Può segnalarci qualche appuntamento interessante per gli amanti della calligrafia?
La Fondazione Tipoteca Italiana ha dato vita al Museo del carattere e della tipografia. Nei due universi del carattere e della tipografia, confluiscono tante discipline e conoscenze dell’uomo. Tra queste, vi è proprio la calligrafia, che viene oggi riscoperta e rivalutata, in virtù dell’incontro su vasta scala degli utenti dei computer con i caratteri digitali. La calligrafia ha un rapporto molto intimo con il type-design: per tale ragione, a partire da quest’anno, vogliamo proporre degli appuntamenti per gli appassionati di calligrafia, visto che in Italia abbiamo davvero eccellenti calligrafi. Proprio alla fine di marzo, nel weekend di sabato 28 e domenica 29, avrà luogo il primo di questi incontri con Luca Barcellona, un giovane e valente calligrafo milanese.

Dal carattere mobile al carattere… suo: quali sono le passioni di un tipografo, al di là della stampa?
Riconosco di avere un’innata passione per l’arte, soprattutto quella del Novecento. Come tipografo, ho conosciuto e lavorato con molti artisti e questi davvero hanno alimentato la mia creatività e il mio desiderio di eccellere in ciò che facevo. Ho una naturale devozione per i libri: tuttavia, la mia è una bibliofilia a uso collettivo, perché i libri che acquisto non li tengo per me, ma li lascio nella biblioteca della Fondazione. Riconosco di non avere uno spiccato senso della proprietà e questo mi ha davvero aiutato nel realizzare la Tipoteca.

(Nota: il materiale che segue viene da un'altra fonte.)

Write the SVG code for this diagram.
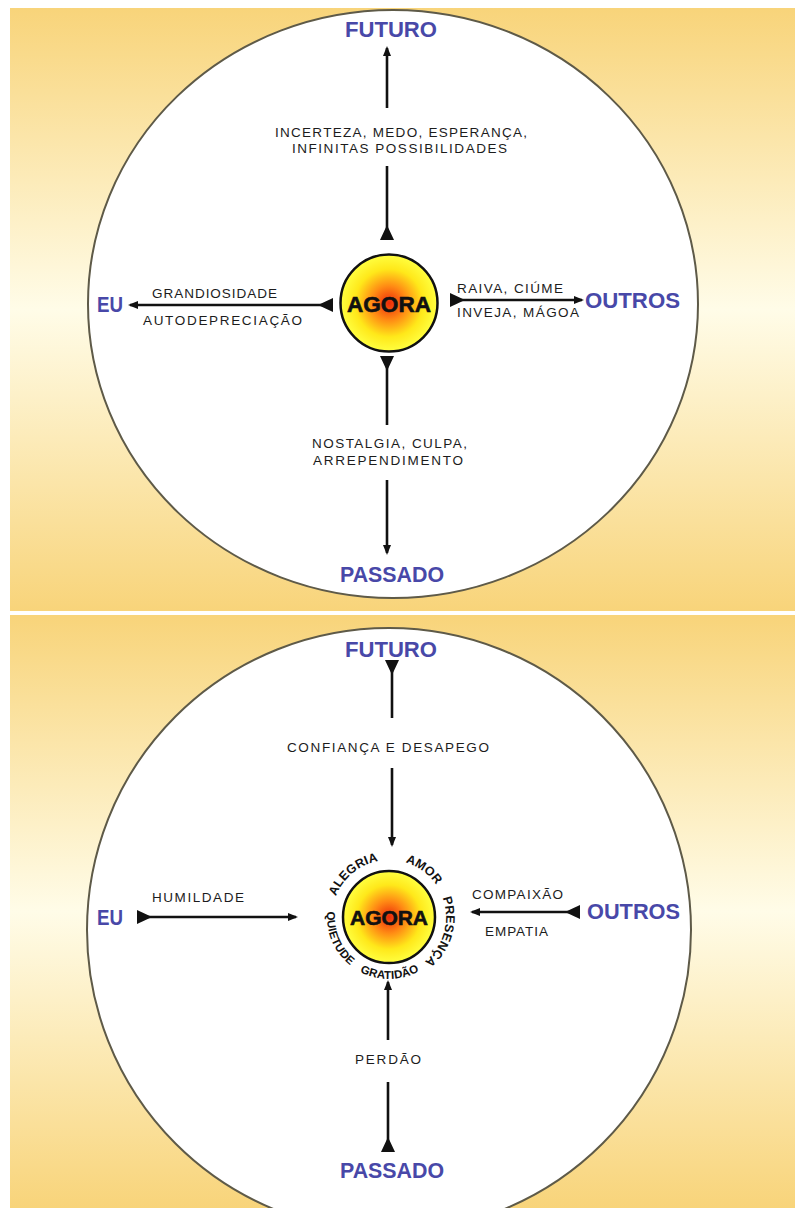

Il libro che avrebbe voluto stampare per primo…
Sono un figlio del Novecento, pertanto avrei voluto che la mia tipografia fosse il punto d’incontro di artisti delle avanguardie. Avrei lavorato volentieri al loro fianco. Mi sarebbe piaciuto incontrare Fortunato Depero e Bruno Munari, per citare due italiani.

… e quello che non stamperebbe mai…
Qualsiasi libro che non abbia un bel carattere!